Mr Fingleton sought the €1 million retention bonus to be paid in November 2008 – weeks after the Government introduced the bank guarantee – before he had completed the full additional year.

“By this time the Government guarantee scheme had been put in place,” the report says. “There was no consideration given at the time of payment as to its appropriateness in the light of the guarantee scheme.”

The report – which was released to the Public Accounts Committee last month and published yesterday on its website – says there is no evidence that in the significantly new circumstances of the guarantee scheme, “any review of the €1 million bonus payment took place at the time”. It says that while Mr Fingleton had said in April 2009 he would repay the €1 million bonus, he had not done so. The report says Mr Fingleton also received a €1.4 million bonus in 2007, €1 million bonus in 2006 and a €500,000 bonus in 2005.

“In the six years to 31st December 2008 Mr Fingleton’s total package increased from €1.2 million for the year ended 31st December 2003 to €2.4 million,” the report says.

Mr Fingleton enjoyed salary increases of 9.5 per cent a year from 1992 to 2008, and he was entitled to an annual pension of €890,000 based on his final yearly salary of €1.34 million. The report described Mr Fingleton’s €27 million pension fund as “generous”.

“They reflected his position as a CEO of long service, his significant salary level and in particular were considerably enhanced by the modifications authorised by the Trustee (Irish Nationwide).”
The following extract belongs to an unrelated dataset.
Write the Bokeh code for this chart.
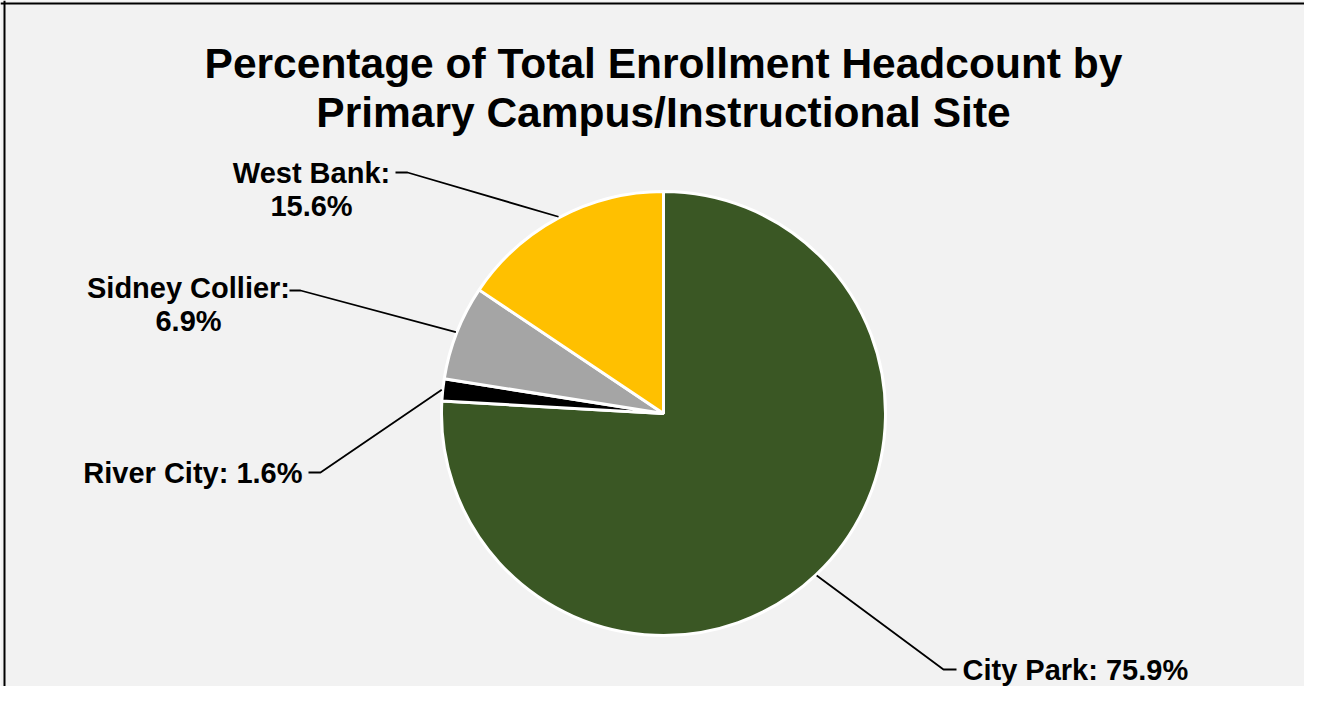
import numpy as np
from bokeh.plotting import figure
from bokeh.models import Span, ColumnDataSource
from bokeh.core.properties import value
from bokeh.embed import file_html
from bokeh.resources import INLINE

# ---- data ----
campuses = ["City Park", "River City", "Sidney Collier", "West Bank"]
percents = [75.9, 1.6, 6.9, 15.6]
colors = ["#3a5724", "#000000", "#a5a5a5", "#ffc000"]
label_lines = [["City Park: 75.9%"], ["River City: 1.6%"],
               ["Sidney Collier:", "6.9%"], ["West Bank:", "15.6%"]]
title_lines = ["Percentage of Total Enrollment Headcount by",
               "Primary Campus/Instructional Site"]

W, H = 1304, 686
FONT = "Liberation Sans"
BG = "#f2f2f2"

def px(X, Y):
    # reference pixel (y down) -> data coords (y up)
    return X, H - Y

p = figure(width=W, height=H, output_backend="svg", toolbar_location=None,
           x_range=(0, W), y_range=(0, H), x_axis_type=None, y_axis_type=None,
           min_border=0, background_fill_color=BG, border_fill_color=BG)
p.grid.visible = False
p.outline_line_color = None

# borders (left and top visible in reference)
p.add_layout(Span(location=4, dimension="height", line_color="#000000", line_width=2))
p.add_layout(Span(location=H - 3, dimension="width", line_color="#000000", line_width=2))

# ---- pie ----
cx, cy = px(663, 413)
R = 222
frac = np.array(percents) / np.sum(percents)
ang = frac * 2 * np.pi
end = np.pi / 2 - np.concatenate([[0], np.cumsum(ang)[:-1]])
start = end - ang
src = ColumnDataSource(dict(start=start, end=end, color=colors, name=campuses))
p.wedge(x=cx, y=cy, radius=R, start_angle="start", end_angle="end",
        fill_color="color", line_color="white", line_width=3, source=src)

mid = (start + end) / 2

# ---- labels & leader lines ----
layout = {
    "City Park": dict(x=962, y=669, align="left", hx=(943, 956), hy=669),
    "River City": dict(x=302, y=472, align="right", hx=(320, 308), hy=472),
    "Sidney Collier": dict(x=188, y=287, align="center", hx=(300, 289), hy=290),
    "West Bank": dict(x=311, y=172, align="center", hx=(407, 395), hy=172),
}
LINE_H = 33.5
for i, name in enumerate(campuses):
    L = layout[name]
    for k, t in enumerate(label_lines[i]):
        tx, ty = px(L["x"], L["y"] + k * LINE_H)
        p.text(x=[tx], y=[ty], text=[t], text_font=value(FONT), text_font_size="29px",
               text_font_style="bold", text_color="#000000", text_align=L["align"],
               text_baseline="alphabetic")
    ex = cx + (R + 1) * np.cos(mid[i])
    ey = cy + (R + 1) * np.sin(mid[i])
    e1 = px(L["hx"][0], L["hy"])
    e2 = px(L["hx"][1], L["hy"])
    p.line(x=[ex, e1[0], e2[0]], y=[ey, e1[1], e2[1]], line_color="#000000", line_width=1.8)

# ---- title ----
for k, t in enumerate(title_lines):
    tx, ty = px(663, 63 + k * 49)
    p.text(x=[tx], y=[ty], text=[t], text_font=value(FONT), text_font_size="42.5px",
           text_font_style="bold", text_color="#000000", text_align="center",
           text_baseline="alphabetic")

open("out.html", "w").write(file_html(p, INLINE))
The report says that in 1997 Mr Fingleton’s pension was significantly enhanced by the trustee, acting through the board to include annual bonuses averaged over the preceding three years.

This became a large part of the scheme totalling €12.4 million.

“In 2005 the trustee further enhanced Mr Fingleton’s pension entitlements by increasing the spouses’s benefit to 100 per cent from two-thirds of his pension entitlement,” the report said. “This added approximately €2.2 million to the pension scheme liability at the wind-up date.”